= Source material =
%%

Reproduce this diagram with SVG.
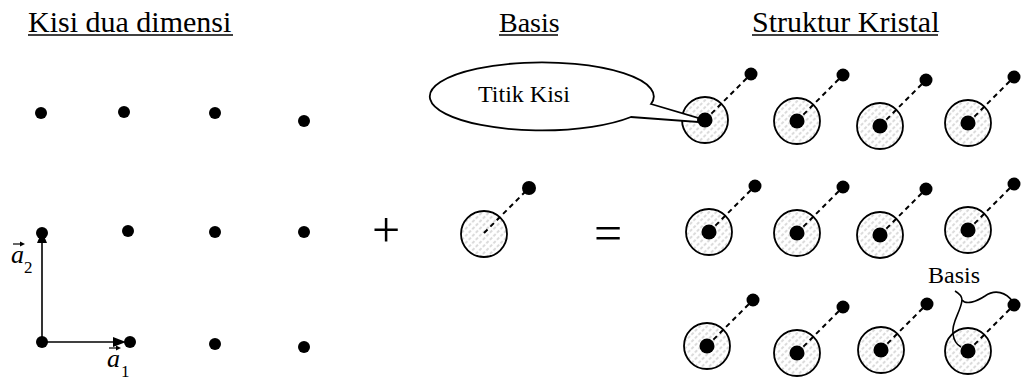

%%
%%

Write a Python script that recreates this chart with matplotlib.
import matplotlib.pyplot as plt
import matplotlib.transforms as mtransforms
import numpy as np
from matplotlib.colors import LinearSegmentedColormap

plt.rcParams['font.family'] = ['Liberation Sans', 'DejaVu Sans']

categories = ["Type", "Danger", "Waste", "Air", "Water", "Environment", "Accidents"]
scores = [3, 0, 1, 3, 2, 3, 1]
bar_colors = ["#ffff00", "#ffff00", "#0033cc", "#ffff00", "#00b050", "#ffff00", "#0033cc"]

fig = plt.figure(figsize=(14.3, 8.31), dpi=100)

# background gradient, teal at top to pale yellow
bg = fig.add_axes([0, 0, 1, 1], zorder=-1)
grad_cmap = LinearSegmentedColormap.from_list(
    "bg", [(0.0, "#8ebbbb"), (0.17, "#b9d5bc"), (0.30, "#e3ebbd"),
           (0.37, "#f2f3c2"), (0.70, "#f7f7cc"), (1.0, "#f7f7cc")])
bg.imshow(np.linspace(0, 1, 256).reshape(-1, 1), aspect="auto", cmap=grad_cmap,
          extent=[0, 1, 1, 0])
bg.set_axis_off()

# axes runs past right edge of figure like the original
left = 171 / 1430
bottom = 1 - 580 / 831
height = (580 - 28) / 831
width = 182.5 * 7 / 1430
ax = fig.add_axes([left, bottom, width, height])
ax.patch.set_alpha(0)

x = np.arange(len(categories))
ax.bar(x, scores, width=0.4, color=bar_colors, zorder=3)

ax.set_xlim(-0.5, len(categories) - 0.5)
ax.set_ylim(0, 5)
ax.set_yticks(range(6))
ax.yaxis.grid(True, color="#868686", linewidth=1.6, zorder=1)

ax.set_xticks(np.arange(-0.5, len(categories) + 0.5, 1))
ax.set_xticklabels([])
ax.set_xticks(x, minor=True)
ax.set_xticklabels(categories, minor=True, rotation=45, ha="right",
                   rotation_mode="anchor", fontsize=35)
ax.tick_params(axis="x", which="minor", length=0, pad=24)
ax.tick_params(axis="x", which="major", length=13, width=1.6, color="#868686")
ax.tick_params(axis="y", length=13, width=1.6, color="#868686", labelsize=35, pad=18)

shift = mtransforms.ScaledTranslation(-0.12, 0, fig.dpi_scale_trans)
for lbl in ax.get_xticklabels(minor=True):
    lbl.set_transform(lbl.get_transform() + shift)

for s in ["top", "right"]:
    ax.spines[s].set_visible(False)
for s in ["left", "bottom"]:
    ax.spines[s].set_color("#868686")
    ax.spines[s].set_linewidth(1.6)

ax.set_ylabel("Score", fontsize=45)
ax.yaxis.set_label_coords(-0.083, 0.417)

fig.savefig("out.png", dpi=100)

%%
%%

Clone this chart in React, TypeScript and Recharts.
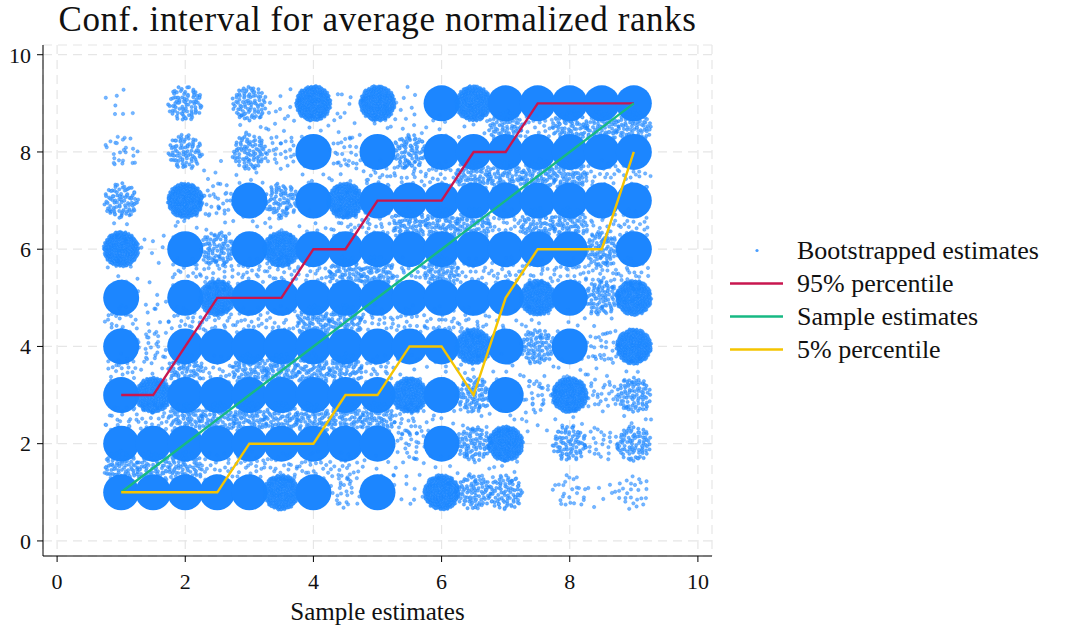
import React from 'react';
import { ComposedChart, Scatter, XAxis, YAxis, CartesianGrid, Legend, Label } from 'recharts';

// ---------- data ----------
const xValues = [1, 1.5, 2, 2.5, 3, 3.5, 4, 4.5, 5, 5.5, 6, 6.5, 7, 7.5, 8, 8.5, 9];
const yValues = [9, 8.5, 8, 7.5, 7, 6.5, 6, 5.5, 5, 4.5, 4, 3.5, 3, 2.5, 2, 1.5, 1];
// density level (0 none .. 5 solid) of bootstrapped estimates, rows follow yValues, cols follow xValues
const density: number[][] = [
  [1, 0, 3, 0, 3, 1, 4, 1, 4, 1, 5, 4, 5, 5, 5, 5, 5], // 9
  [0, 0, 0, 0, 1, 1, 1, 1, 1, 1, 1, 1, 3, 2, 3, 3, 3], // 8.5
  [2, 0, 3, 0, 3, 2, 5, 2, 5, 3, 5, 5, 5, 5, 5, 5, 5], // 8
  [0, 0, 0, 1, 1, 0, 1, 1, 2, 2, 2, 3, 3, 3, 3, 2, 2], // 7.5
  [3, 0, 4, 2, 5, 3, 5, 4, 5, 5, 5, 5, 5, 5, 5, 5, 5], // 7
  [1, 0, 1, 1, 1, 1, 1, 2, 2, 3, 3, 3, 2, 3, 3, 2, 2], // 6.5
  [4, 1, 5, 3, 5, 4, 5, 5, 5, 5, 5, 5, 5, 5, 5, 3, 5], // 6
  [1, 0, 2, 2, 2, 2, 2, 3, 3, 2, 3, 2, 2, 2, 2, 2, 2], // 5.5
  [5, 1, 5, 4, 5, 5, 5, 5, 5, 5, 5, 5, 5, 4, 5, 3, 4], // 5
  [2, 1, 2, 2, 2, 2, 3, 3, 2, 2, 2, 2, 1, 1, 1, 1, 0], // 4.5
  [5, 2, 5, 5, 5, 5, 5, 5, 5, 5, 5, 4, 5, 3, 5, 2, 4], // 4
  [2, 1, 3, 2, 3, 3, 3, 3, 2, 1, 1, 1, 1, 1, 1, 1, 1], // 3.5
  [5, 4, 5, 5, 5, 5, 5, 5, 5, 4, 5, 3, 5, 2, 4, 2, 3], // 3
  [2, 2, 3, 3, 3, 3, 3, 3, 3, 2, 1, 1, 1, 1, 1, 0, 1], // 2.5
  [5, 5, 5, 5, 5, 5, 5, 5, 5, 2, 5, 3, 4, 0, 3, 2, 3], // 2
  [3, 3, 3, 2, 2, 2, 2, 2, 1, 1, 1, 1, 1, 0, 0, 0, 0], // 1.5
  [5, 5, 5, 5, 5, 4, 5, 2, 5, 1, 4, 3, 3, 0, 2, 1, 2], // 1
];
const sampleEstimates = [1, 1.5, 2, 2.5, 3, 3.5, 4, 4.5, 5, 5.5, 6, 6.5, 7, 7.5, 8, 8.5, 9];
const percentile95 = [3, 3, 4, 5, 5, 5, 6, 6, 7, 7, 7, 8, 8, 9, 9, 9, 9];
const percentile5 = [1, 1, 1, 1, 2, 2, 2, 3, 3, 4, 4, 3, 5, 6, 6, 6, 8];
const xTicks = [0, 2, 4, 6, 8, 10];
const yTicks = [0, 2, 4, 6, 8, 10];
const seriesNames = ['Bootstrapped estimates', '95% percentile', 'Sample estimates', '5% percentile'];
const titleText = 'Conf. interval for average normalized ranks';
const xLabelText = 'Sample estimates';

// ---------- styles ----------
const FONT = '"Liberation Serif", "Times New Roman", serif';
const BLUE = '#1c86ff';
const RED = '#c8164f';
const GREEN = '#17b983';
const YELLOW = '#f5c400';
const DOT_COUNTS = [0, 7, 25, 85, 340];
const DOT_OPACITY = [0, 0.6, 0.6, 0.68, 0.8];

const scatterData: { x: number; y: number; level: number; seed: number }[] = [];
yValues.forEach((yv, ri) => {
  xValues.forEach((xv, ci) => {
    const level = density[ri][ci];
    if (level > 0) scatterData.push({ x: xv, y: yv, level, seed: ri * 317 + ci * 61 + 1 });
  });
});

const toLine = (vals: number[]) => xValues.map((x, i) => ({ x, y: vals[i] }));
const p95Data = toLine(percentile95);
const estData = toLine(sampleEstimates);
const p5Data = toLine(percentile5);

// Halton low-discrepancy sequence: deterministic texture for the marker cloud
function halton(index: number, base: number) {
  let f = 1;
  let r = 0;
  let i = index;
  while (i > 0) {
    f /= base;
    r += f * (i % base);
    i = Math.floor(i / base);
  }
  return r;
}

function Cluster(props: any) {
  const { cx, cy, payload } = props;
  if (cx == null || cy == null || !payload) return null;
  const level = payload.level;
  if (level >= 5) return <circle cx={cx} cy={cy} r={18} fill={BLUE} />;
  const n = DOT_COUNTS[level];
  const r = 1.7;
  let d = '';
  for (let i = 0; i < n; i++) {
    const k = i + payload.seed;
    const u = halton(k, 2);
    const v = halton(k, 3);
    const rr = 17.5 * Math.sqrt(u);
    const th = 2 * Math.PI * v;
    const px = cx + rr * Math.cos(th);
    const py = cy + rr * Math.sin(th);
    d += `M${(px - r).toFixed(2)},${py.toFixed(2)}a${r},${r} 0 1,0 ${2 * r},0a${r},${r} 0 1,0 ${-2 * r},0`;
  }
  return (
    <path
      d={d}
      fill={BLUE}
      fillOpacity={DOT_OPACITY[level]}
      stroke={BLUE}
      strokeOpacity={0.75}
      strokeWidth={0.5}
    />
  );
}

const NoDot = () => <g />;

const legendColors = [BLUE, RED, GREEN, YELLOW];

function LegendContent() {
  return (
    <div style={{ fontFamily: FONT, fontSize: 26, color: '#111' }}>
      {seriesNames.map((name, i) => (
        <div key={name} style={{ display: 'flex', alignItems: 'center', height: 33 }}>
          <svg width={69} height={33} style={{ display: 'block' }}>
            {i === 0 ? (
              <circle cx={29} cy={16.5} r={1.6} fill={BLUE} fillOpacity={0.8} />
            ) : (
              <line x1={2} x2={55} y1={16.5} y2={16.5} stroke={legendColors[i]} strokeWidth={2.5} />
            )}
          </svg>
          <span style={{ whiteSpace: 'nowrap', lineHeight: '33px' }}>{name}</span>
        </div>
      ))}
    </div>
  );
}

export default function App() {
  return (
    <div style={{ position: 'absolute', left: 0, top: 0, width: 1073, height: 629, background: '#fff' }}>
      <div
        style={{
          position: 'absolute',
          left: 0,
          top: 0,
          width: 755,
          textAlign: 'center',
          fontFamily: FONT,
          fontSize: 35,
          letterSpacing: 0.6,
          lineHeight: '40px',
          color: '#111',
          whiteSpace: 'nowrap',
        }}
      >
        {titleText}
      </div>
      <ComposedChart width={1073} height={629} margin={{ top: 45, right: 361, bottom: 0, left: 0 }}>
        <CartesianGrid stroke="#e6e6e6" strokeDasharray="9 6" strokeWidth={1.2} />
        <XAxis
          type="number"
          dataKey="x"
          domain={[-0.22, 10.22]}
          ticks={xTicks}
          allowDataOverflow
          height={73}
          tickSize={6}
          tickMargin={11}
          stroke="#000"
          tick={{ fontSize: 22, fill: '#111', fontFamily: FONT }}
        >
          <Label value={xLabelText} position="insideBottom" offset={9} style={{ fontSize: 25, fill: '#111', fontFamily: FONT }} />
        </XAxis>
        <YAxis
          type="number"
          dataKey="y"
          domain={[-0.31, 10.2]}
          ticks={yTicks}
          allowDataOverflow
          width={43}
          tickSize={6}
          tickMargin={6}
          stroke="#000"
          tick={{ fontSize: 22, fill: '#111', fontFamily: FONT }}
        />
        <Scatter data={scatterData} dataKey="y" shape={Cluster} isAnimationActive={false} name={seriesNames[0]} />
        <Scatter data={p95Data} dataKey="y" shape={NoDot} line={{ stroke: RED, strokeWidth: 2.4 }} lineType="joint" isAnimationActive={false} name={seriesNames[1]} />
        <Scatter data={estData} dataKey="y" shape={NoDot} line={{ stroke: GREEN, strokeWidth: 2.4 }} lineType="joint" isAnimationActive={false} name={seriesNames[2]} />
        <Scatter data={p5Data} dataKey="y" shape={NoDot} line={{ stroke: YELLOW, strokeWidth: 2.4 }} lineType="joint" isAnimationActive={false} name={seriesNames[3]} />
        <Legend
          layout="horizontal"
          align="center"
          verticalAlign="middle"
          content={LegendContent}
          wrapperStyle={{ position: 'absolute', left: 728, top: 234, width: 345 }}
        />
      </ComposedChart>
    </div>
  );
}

%%

= What to work on =
Using the data above, reproduce exactly the lines from the line that contains "Write a Python" through the line that contains "fig = plt.figure(figsize=(14.3, 8.31), dpi=100)", including both.

= Exercise result =
Write a Python script that recreates this chart with matplotlib.
import matplotlib.pyplot as plt
import matplotlib.transforms as mtransforms
import numpy as np
from matplotlib.colors import LinearSegmentedColormap

plt.rcParams['font.family'] = ['Liberation Sans', 'DejaVu Sans']

categories = ["Type", "Danger", "Waste", "Air", "Water", "Environment", "Accidents"]
scores = [3, 0, 1, 3, 2, 3, 1]
bar_colors = ["#ffff00", "#ffff00", "#0033cc", "#ffff00", "#00b050", "#ffff00", "#0033cc"]

fig = plt.figure(figsize=(14.3, 8.31), dpi=100)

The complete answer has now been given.